FIU Wireless Mesh IoT Network_Testbed 

Faculty Point of Contact:

Dr. Kemal Akkaya,  kakkaya@fiu.edu  , (305) 348-3017 

Advanced Wireless and Security (ADWISE) Lab at ECE dept. maintains a wireless mesh network testbed that consists of 20 Raspberry PI IoT nodes that are deployed on the 3rd floor of Engineering Center. This testbed is capable of running Wi-Fi Mesh (IEEE 802.11s standard) as well as Zigbee standard to form multi-hop communication links among each node to report to a server that is hosted in the ADWISE Lab on the same floor and remotely accessible.
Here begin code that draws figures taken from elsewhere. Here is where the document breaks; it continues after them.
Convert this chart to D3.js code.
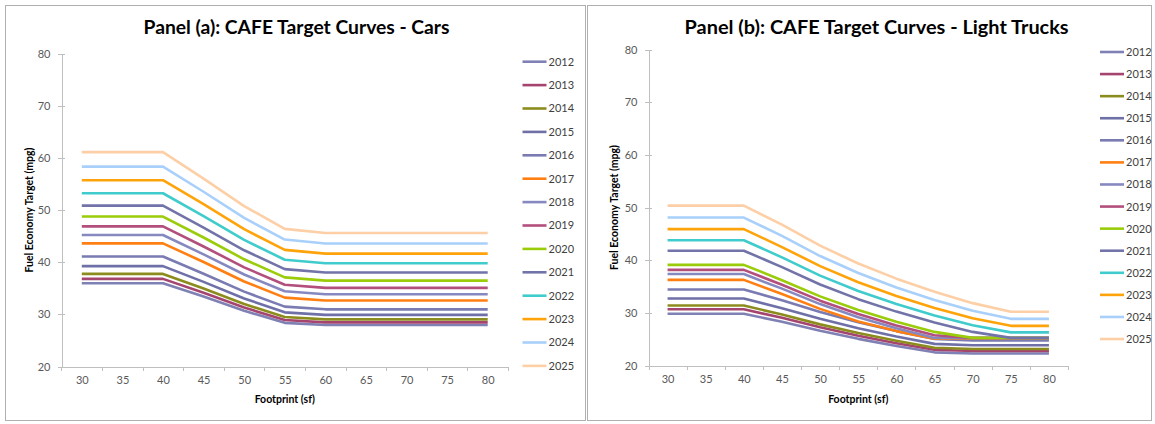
<!DOCTYPE html>
<html lang="en">
<head>
  <meta charset="UTF-8">
  <title>CAFE Target Curves</title>
  <script src="https://d3js.org/d3.v7.min.js"></script>
  <style>
    body {
      margin: 0;
      background: #ffffff;
    }
    svg {
      display: block;
      font-family: "Lato", "Open Sans", sans-serif;
    }
    .panel-border {
      fill: #ffffff;
      stroke: #b0b0b0;
      stroke-width: 1;
    }
    .chart-title {
      font-size: 19px;
      font-weight: bold;
      fill: #000000;
    }
    .axis path,
    .axis line {
      fill: none;
      stroke: #bfbfbf;
      shape-rendering: crispEdges;
    }
    .axis text {
      font-size: 11px;
      fill: #595959;
      font-family: "Lato", sans-serif;
    }
    .axis-title {
      font-size: 10.5px;
      font-weight: bold;
      fill: #000000;
    }
    .legend text {
      font-size: 11px;
      fill: #404040;
    }
    .series {
      fill: none;
      stroke-width: 2.6;
      stroke-linejoin: round;
    }
  </style>
</head>
<body>
  <svg width="1155" height="424"></svg>

  <script>
    const width = 1155;
    const height = 424;

    // Footprint categories (sf)
    const footprints = [30, 35, 40, 45, 50, 55, 60, 65, 70, 75, 80];

    // Model years, in legend order
    const modelYears = [2012, 2013, 2014, 2015, 2016, 2017, 2018, 2019, 2020, 2021, 2022, 2023, 2024, 2025];

    const yearColors = [
      "#7f80b4", "#a5456f", "#8c8c1e", "#6f70a8", "#7a7bb2", "#ff7f12", "#8688c0",
      "#b24f7c", "#9acc0a", "#7273a9", "#40cccc", "#ffa30a", "#a8d0fa", "#fdcfa6"
    ];

    const yTicks = [20, 30, 40, 50, 60, 70, 80];

    // Panel (a): passenger cars, mpg by footprint, one row per model year
    const carsMpg = [
      [35.95, 35.95, 35.95, 33.40, 30.68, 28.37, 27.95, 27.95, 27.95, 27.95, 27.95],
      [36.80, 36.80, 36.80, 34.13, 31.30, 28.90, 28.46, 28.46, 28.46, 28.46, 28.46],
      [37.75, 37.75, 37.75, 34.95, 31.99, 29.48, 29.03, 29.03, 29.03, 29.03, 29.03],
      [39.24, 39.24, 39.24, 36.22, 33.05, 30.38, 29.90, 29.90, 29.90, 29.90, 29.90],
      [41.09, 41.09, 41.09, 37.79, 34.35, 31.48, 30.96, 30.96, 30.96, 30.96, 30.96],
      [43.61, 43.61, 43.61, 40.03, 36.30, 33.21, 32.65, 32.65, 32.65, 32.65, 32.65],
      [45.21, 45.21, 45.21, 41.49, 37.63, 34.42, 33.84, 33.84, 33.84, 33.84, 33.84],
      [46.87, 46.87, 46.87, 43.01, 39.00, 35.67, 35.07, 35.07, 35.07, 35.07, 35.07],
      [48.74, 48.74, 48.74, 44.73, 40.55, 37.09, 36.47, 36.47, 36.47, 36.47, 36.47],
      [50.83, 50.83, 50.83, 46.64, 42.28, 38.67, 38.02, 38.02, 38.02, 38.02, 38.02],
      [53.21, 53.21, 53.21, 48.82, 44.26, 40.47, 39.79, 39.79, 39.79, 39.79, 39.79],
      [55.71, 55.71, 55.71, 51.11, 46.32, 42.35, 41.64, 41.64, 41.64, 41.64, 41.64],
      [58.32, 58.32, 58.32, 53.50, 48.48, 44.33, 43.58, 43.58, 43.58, 43.58, 43.58],
      [61.10, 61.10, 61.10, 56.02, 50.75, 46.38, 45.60, 45.60, 45.60, 45.60, 45.60]
    ];

    // Panel (b): light trucks
    const trucksMpg = [
      [29.82, 29.82, 29.82, 28.29, 26.58, 25.06, 23.71, 22.50, 22.27, 22.27, 22.27],
      [30.67, 30.67, 30.67, 29.05, 27.25, 25.66, 24.24, 22.98, 22.74, 22.74, 22.74],
      [31.38, 31.38, 31.38, 29.69, 27.81, 26.16, 24.69, 23.38, 23.13, 23.13, 23.13],
      [32.72, 32.72, 32.72, 30.88, 28.86, 27.08, 25.51, 24.11, 23.85, 23.85, 23.85],
      [34.42, 34.42, 34.42, 32.39, 30.17, 28.23, 26.53, 25.02, 24.74, 24.74, 24.74],
      [36.26, 36.26, 36.26, 33.59, 30.75, 28.36, 26.53, 25.09, 25.09, 25.09, 25.09],
      [37.36, 37.36, 37.36, 34.59, 31.66, 29.18, 27.07, 25.24, 25.20, 25.20, 25.20],
      [38.16, 38.16, 38.16, 35.32, 32.31, 29.78, 27.61, 25.74, 25.25, 25.25, 25.25],
      [39.11, 39.11, 39.11, 36.20, 33.12, 30.52, 28.30, 26.38, 25.25, 25.25, 25.25],
      [41.80, 41.80, 41.80, 38.68, 35.38, 32.60, 30.23, 28.17, 26.38, 25.25, 25.25],
      [43.79, 43.79, 43.79, 40.53, 37.07, 34.15, 31.66, 29.51, 27.63, 26.29, 26.29],
      [45.89, 45.89, 45.89, 42.49, 38.86, 35.80, 33.18, 30.93, 28.96, 27.53, 27.53],
      [48.09, 48.09, 48.09, 44.60, 40.78, 37.57, 34.82, 32.45, 30.38, 28.86, 28.86],
      [50.35, 50.35, 50.35, 46.75, 42.75, 39.37, 36.49, 34.00, 31.84, 30.22, 30.22]
    ];

    const panels = [
      {
        title: "Panel (a): CAFE Target Curves - Cars",
        data: carsMpg,
        box: { x: 5.5, y: 5.5, w: 580, h: 415 },
        titleX: 296.5, titleLen: 306,
        plot: { left: 61.5, right: 508, top: 53.5, bottom: 366.5 },
        yTitleX: 29,
        legend: { x: 522.5, y0: 61.7, step: 23.4 }
      },
      {
        title: "Panel (b): CAFE Target Curves - Light Trucks",
        data: trucksMpg,
        box: { x: 587.5, y: 5.5, w: 564, h: 415 },
        titleX: 876.6, titleLen: 384,
        plot: { left: 648.5, right: 1068, top: 49.5, bottom: 365.5 },
        yTitleX: 614,
        legend: { x: 1100, y0: 52, step: 22.08 }
      }
    ];

    const svg = d3.select("svg");

    panels.forEach(p => {
      const g = svg.append("g");

      // Chart area border
      g.append("rect")
        .attr("class", "panel-border")
        .attr("x", p.box.x)
        .attr("y", p.box.y)
        .attr("width", p.box.w)
        .attr("height", p.box.h);

      // Title
      g.append("text")
        .attr("class", "chart-title")
        .attr("x", p.titleX)
        .attr("y", 33.5)
        .attr("text-anchor", "middle")
        .attr("textLength", p.titleLen)
        .attr("lengthAdjust", "spacingAndGlyphs")
        .text(p.title);

      // Scales
      const xScale = d3.scalePoint()
        .domain(footprints)
        .range([p.plot.left, p.plot.right])
        .padding(0.5);

      const yScale = d3.scaleLinear()
        .domain([20, 80])
        .range([p.plot.bottom, p.plot.top]);

      // Y axis, tick marks cross the axis line
      const yAxis = g.append("g")
        .attr("class", "axis")
        .attr("transform", `translate(${p.plot.left},0)`)
        .call(d3.axisLeft(yScale).tickValues(yTicks).tickSizeInner(4).tickSizeOuter(0).tickPadding(7));
      yAxis.selectAll(".tick line").attr("x1", 3);

      // X axis, labels at category centres
      const xAxis = g.append("g")
        .attr("class", "axis")
        .attr("transform", `translate(0,${p.plot.bottom})`)
        .call(d3.axisBottom(xScale).tickSizeInner(0).tickSizeOuter(0).tickPadding(10));

      // Tick marks between categories
      const step = xScale.step();
      const boundaries = footprints.map(f => xScale(f) - step / 2)
        .concat([xScale(footprints[footprints.length - 1]) + step / 2]);
      xAxis.selectAll(".between")
        .data(boundaries)
        .join("line")
        .attr("class", "between")
        .attr("x1", d => Math.round(d) + 0.5)
        .attr("x2", d => Math.round(d) + 0.5)
        .attr("y1", 0)
        .attr("y2", 4);

      // Axis titles
      g.append("text")
        .attr("class", "axis-title")
        .attr("x", (p.plot.left + p.plot.right) / 2)
        .attr("y", 403)
        .attr("text-anchor", "middle")
        .text("Footprint (sf)");

      g.append("text")
        .attr("class", "axis-title")
        .attr("transform", `translate(${p.yTitleX},${(p.plot.top + p.plot.bottom) / 2}) rotate(-90)`)
        .attr("text-anchor", "middle")
        .attr("dy", "0.35em")
        .text("Fuel Economy Target (mpg)");

      // Series lines
      const line = d3.line()
        .x((d, i) => xScale(footprints[i]))
        .y(d => yScale(d));

      g.append("g")
        .selectAll("path")
        .data(p.data)
        .join("path")
        .attr("class", "series")
        .attr("stroke", (d, i) => yearColors[i])
        .attr("d", line);

      // Legend
      const legend = g.append("g").attr("class", "legend");
      const rows = legend.selectAll("g")
        .data(modelYears)
        .join("g")
        .attr("transform", (d, i) => `translate(${p.legend.x},${p.legend.y0 + i * p.legend.step})`);

      rows.append("line")
        .attr("x1", 0)
        .attr("x2", 24)
        .attr("stroke", (d, i) => yearColors[i])
        .attr("stroke-width", 2.6);

      rows.append("text")
        .attr("x", 26)
        .attr("dy", "0.36em")
        .text(d => d);
    });
  </script>
</body>
</html>
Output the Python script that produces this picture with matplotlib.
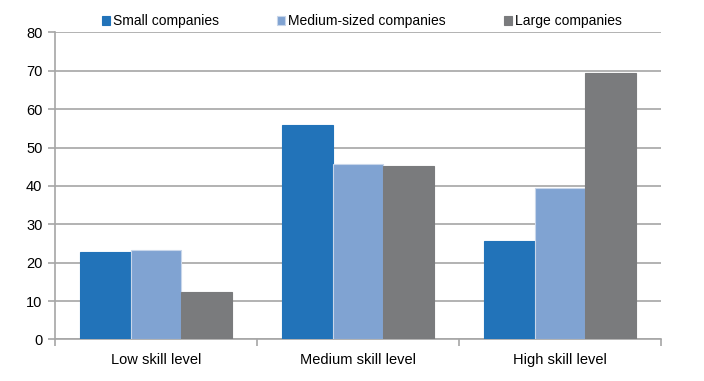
import numpy as np
import matplotlib
matplotlib.use("Agg")
import matplotlib.pyplot as plt

plt.rcParams["font.family"] = ["Liberation Sans", "DejaVu Sans"]

categories = ["Low skill level", "Medium skill level", "High skill level"]
series_names = ["Small companies", "Medium-sized companies", "Large companies"]
small = [22.9, 55.9, 25.7]
medium = [23.4, 45.8, 39.5]
large = [12.3, 45.3, 69.4]
colors = ["#2273B9", "#80A3D2", "#7A7B7D"]

grey = "#A6A6A6"

fig = plt.figure(figsize=(7.04, 3.81), dpi=100)
ax = fig.add_axes([0.078, 0.109, 0.861, 0.806])

x = np.arange(len(categories))
width = 0.25
for i, (values, name, color) in enumerate(zip([small, medium, large], series_names, colors)):
    edge = "#C8D6EA" if i == 1 else color
    ax.bar(x + (i - 1) * width, values, width, color=color, label=name,
           edgecolor=edge, linewidth=0.8, zorder=3)

ax.set_xlim(-0.5, len(categories) - 0.5)
ax.set_ylim(0, 80)
ax.set_yticks(range(0, 81, 10))
ax.yaxis.grid(True, color=grey, linewidth=1.2, zorder=0)

# category boundaries get the tick marks, labels sit between them
ax.set_xticks(np.arange(-0.5, len(categories), 1))
ax.set_xticklabels([])
ax.set_xticks(x, minor=True)
ax.set_xticklabels(categories, minor=True)
ax.tick_params(axis="x", which="major", length=5, color=grey, width=1.2)
ax.tick_params(axis="x", which="minor", length=0, pad=10, labelsize=10.5)
ax.tick_params(axis="y", length=5, color=grey, width=1.2, labelsize=10.5, pad=4)

for side in ["top", "right"]:
    ax.spines[side].set_visible(False)
for side in ["left", "bottom"]:
    ax.spines[side].set_color(grey)
    ax.spines[side].set_linewidth(1.2)

fig.legend(loc="upper center", bbox_to_anchor=(0.514, 0.995), ncol=3, frameon=False,
           fontsize=10, handlelength=0.6, handleheight=0.6, handletextpad=0.2,
           columnspacing=4.2)

fig.savefig("out.png", dpi=100)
This testbed is an excellent opportunity to conduct testing for various domains such as smart meter communications in an Advanced Metering Infrastructure (AMI), a network of IoT nodes,  smart home network, etc. where one can either test the performance of the existing protocols/standards or develop new protocols to assess their effectiveness. The testbed supports protocols mainly at the application layer of the protocol stack for data collection, firmware updates, multicasting, cryptographic solutions, quality of service (QoS) and blockchain consensus algorithms for IoT devices. The testbed can also be used for educational purposes to teach certain IoT communication concepts.